Joanne MacIntyre releases CD, Craobh a' Mhathain
Mabou Mines singer and Gaelic teacher Joanne (Rankin) MacIntyre has a wonderful new CD of Gaelic songs that has just been released.
Joanne is a younger sister to Rita and Mary Rankin, two other well-known Gaelic singers in Cape Breton, and it’s great to see the depth of the tradition evident as she follows in their footsteps with her own release.
With such a wealth of tradition from her own family and from her sources through her study of Celtic and Gaelic culture, it is worth noting how Joanne came to choose material for her debut release.
“Most of the songs chosen for this recording were due to their connection to Inverness County,” MacIntyre told The Oran last week. I tried to stay true to audio recordings I heard from other native speakers or tradition bearers,” MacIntyre added.
Except for some piping from Mabou Mines neighbour Kenneth MacKenzie, there is very little accompaniment to the singing, something that MacIntyre consciously chose to do.
“Gaelic songs were a part of the lives of the Gaels: in working the fields, milling the cloth, sailing, mourning and celebration. As such, they were typically sung unaccompanied, as I heard them in my childhood. The language of the poetry is composed in a manner which creates rhythms and percussive elements within the songs,” MacIntyre writes in the liner notes.
MacIntyre said she heard some of the songs from her father and from his cassette collection of songs while she was growing up. Other songs common to Inverness County were sourced through her repertoire or from websites such as www.gaelstorm.stfx.ca, www.androchaid.ca or from other collections.
You’ll find beautiful melodies here and wonderful singing – songs about going to sea, songs of love and affection and songs lamenting the missing of friends and places close to the heart, such as Alexander the Ridge MacDonald’s longing for Mabou from his new home on the mainland of Nova Scotia. You’ll also hear songs from and known to Lauchie MacLellan and songs carried by oral tradition to the New World from Scotland. Michael MacDonald’s Fair Is the Place, believed to be the first Gaelic song composed in Cape Breton about 1775, is also part of the collection.
On some of the cuts Joanne is joined by her children and other family members.
“We had a really great day at the Highland Village in Iona, and I was very pleased so many of my family and great friends were able to come together for a day of recording,” said Joanne who noted that it is a day she will cherish for the rest of her life.
MacIntyre credited the Celtic Colours Drive ’ers Association and to Lakewind Studios for their support of the project. Each year the volunteer association contributes funding for studio time to a Cape Breton artist, and last year Joanne was chosen to receive their award.

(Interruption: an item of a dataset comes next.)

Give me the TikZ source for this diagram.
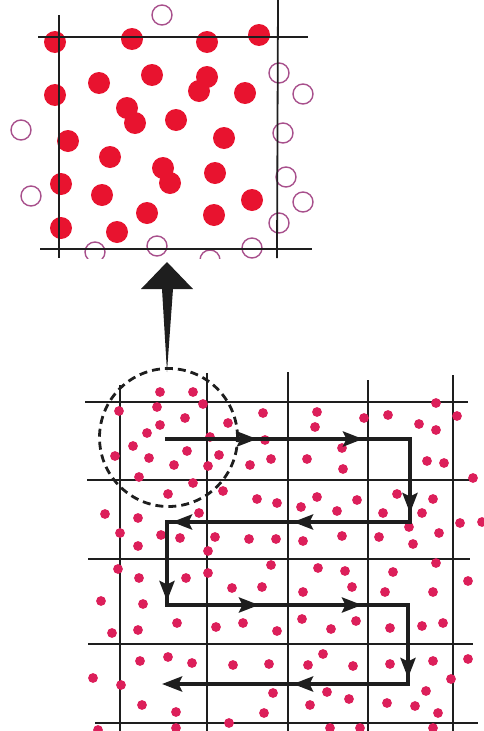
\documentclass[tikz,border=0pt]{standalone}
\usetikzlibrary{arrows.meta,decorations.markings}
\definecolor{topred}{HTML}{E8132F}
\definecolor{openpink}{HTML}{A8508C}
\definecolor{dotred}{HTML}{DC1F5A}
\definecolor{ink}{HTML}{1E1E1E}
\begin{document}
\begin{tikzpicture}[x=1pt,y=-1pt,
  bigdot/.style={fill=topred},
  opendot/.style={draw=openpink,line width=1.4pt},
  smalldot/.style={fill=dotred},
  gridline/.style={draw=ink,line width=1.1pt},
  topline/.style={draw=ink,line width=1.8pt},
  tour/.style={draw=ink,line width=3.8pt,line join=miter},
  tip/.tip={Stealth[length=20pt,width=15pt,inset=3.5pt]},
  mtip/.style={decoration={markings,
     mark=at position 92pt with {\arrow{tip}},
     mark=at position 198pt with {\arrow{tip}},
     mark=at position 319pt with {\arrow{tip}},
     mark=at position 445pt with {\arrow{tip}},
     mark=at position 566pt with {\arrow{tip}},
     mark=at position 650pt with {\arrow{tip}},
     mark=at position 746pt with {\arrow{tip}},
     mark=at position 849pt with {\arrow{tip}},
     mark=at position 968pt with {\arrow{tip}},
     mark=at position 1089pt with {\arrow{tip}}},
     postaction={decorate}}
]
\useasboundingbox (0,0) rectangle (483,731);
% ---------------- top panel ----------------
\begin{scope}
\clip (0,0) rectangle (483,258);
\foreach \x/\y in {55/42,132/39,207/42,259/35,99/83,152/75,207/77,199/91,245/93,55/95,
  127/108,135/123,176/120,68/141,224/138,110/157,163/168,170/183,215/173,61/184,
  102/195,147/213,214/215,252/200,61/228,117/232}
  \fill[bigdot] (\x,\y) circle[radius=11pt];
\foreach \x/\y in {162/15,279/73,303/94,21/130,283/133,286/177,31/196,303/202,279/223,
  157/246,95/252,210/260,252/248}
  \draw[opendot] (\x,\y) circle[radius=10pt];
\coordinate (tl1) at (38,37);  \coordinate (tl2) at (308,37);
\coordinate (bl1) at (40,249); \coordinate (bl2) at (312,249);
\coordinate (lv1) at (59,15);  \coordinate (lv2) at (59,258);
\coordinate (rv1) at (278,0);  \coordinate (rv2) at (277,258);
\draw[topline] (tl1) -- (tl2);
\draw[topline] (bl1) -- (bl2);
\draw[topline] (lv1) -- (lv2);
\draw[topline] (rv1) -- (rv2);
\end{scope}
% ---------------- big arrow ----------------
\coordinate (atip) at (167,262);
\coordinate (afoot) at (167,372);
\fill[ink] (atip) -- (193,289) -- (173,289) -- (afoot) -- (162,289) -- (141,289) -- cycle;
% ---------------- bottom panel grid ----------------
\foreach \x/\t in {120/385,207/373,288/372,368/380,453/375}
  \draw[gridline] (\x,\t) -- (\x,731);
\foreach \y/\a/\b in {402/85/468,480/87/471,559/88/470,644/88/473,723/95/478}
  \draw[gridline] (\a,\y) -- (\b,\y);
% ---------------- bottom dots ----------------
\foreach \x/\y in {160/392,193/392,119/411,157/407,203/404,185/418,160/425,147/433,228/423,
  263/413,317/412,315/427,364/418,388/415,436/403,457/416,419/424,436/430,133/446,115/456,
  149/458,187/451,210/437,219/455,174/465,208/466,250/465,271/459,307/459,343/469,427/461,
  444/463,139/477,193/483,473/478,223/491,168/494,257/499,277/503,301/507,317/497,337/511,
  357/500,397/494,383/513,422/513,433/499,105/514,138/518,199/513,460/523,482/522,120/533,
  161/535,180/538,215/537,249/539,276/539,303/541,342/536,379/537,409/527,439/533,413/544,
  138/546,208/551,265/440,342/448,
  118/569,139/578,186/578,208/573,232/588,262/587,271/565,318/568,345/571,303/592,352/587,
  393/572,385/592,436/563,433/592,468/581,101/601,143/604,112/633,138/630,177/623,216/627,
  243/623,277/631,302/619,331/629,356/621,390/628,422/626,443/623,140/661,168/657,192/663,
  233/665,269/664,308/665,323/654,353/666,390/664,433/661,468/659,93/678,121/685,451/679,
  273/693,327/692,349/699,426/691,142/705,176/712,264/713,310/705,387/703,415/706,438/713,
  229/723,330/728,360/728,433/728,176/728,98/730}
  \fill[smalldot] (\x,\y) circle[radius=4.9pt];
% ---------------- dashed circle ----------------
\coordinate (cc) at (168.5,437.5);
\draw[ink,line width=2.8pt,dash pattern=on 8pt off 5pt] (cc) circle[radius=69pt];
% ---------------- tour path ----------------
\coordinate (p1) at (165,439);
\coordinate (p2) at (410,439);
\coordinate (p3) at (410,522);
\coordinate (p4) at (167,522);
\coordinate (p5) at (167,605);
\coordinate (p6) at (408,605);
\coordinate (p7) at (408,684);
\coordinate (p8) at (162,684);
\draw[tour,mtip,-tip]
  (p1) -- (p2) -- (p3) -- (p4) -- (p5) -- (p6) -- (p7) -- (p8);
\end{tikzpicture}
\end{document}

Craobh a’ Mhathain opens with a Gaelic story from Joanne’s aunt Katie Margaret which recalls how her great-grandfather, John Rankin, was out in the woods trying to retrieve his cattle when he was wounded by a bear. He later died from those injuries, leaving behind a wife and a very large family.
The story is a vivid reminder of the challenges facing the new immigrants to Cape Breton and the strength, tenacity and sacrifices made by the early pioneers as they worked to make a better life for their children and grandchildren.
Craobh a’ Mhathain was recorded by Joanne over the past year at Lakewind Sound and at the Highland Village in Iona with engineer Mike Shepherd. Shepherd also did the graphic design for the recording which also features cover art by Joanne’s husband Jamie MacIntyre and CD art/etching by Joanne’s niece, Sarah Rankin.
While the CD is full of thank-yous from Joanne, she wanted to make special mention to Effie Rankin for her contributions on translations and transcriptions for the songs.
That such care was put into creating a beautiful and informative booklet with the lyrics and stories behind the songs is a great credit to MacIntyre and her collaborators. It’s also very helpful to the many people who may not have the Gaelic language skills but who nevertheless are very interested in the history of the songs and the context from which they came.
CDs are now available at several locations locally including Aisling Gallery in Mabou, the Mabou Freshmart, Bear Paw Gifts in Inverness, Celtic Music Interpretive Centre in Judique and The Blue Heron in Baddeck.
Join Joanne, family and friends for a CD launch event at An Drochaid in Mabou on Friday, December 6th at 7:30 p.m.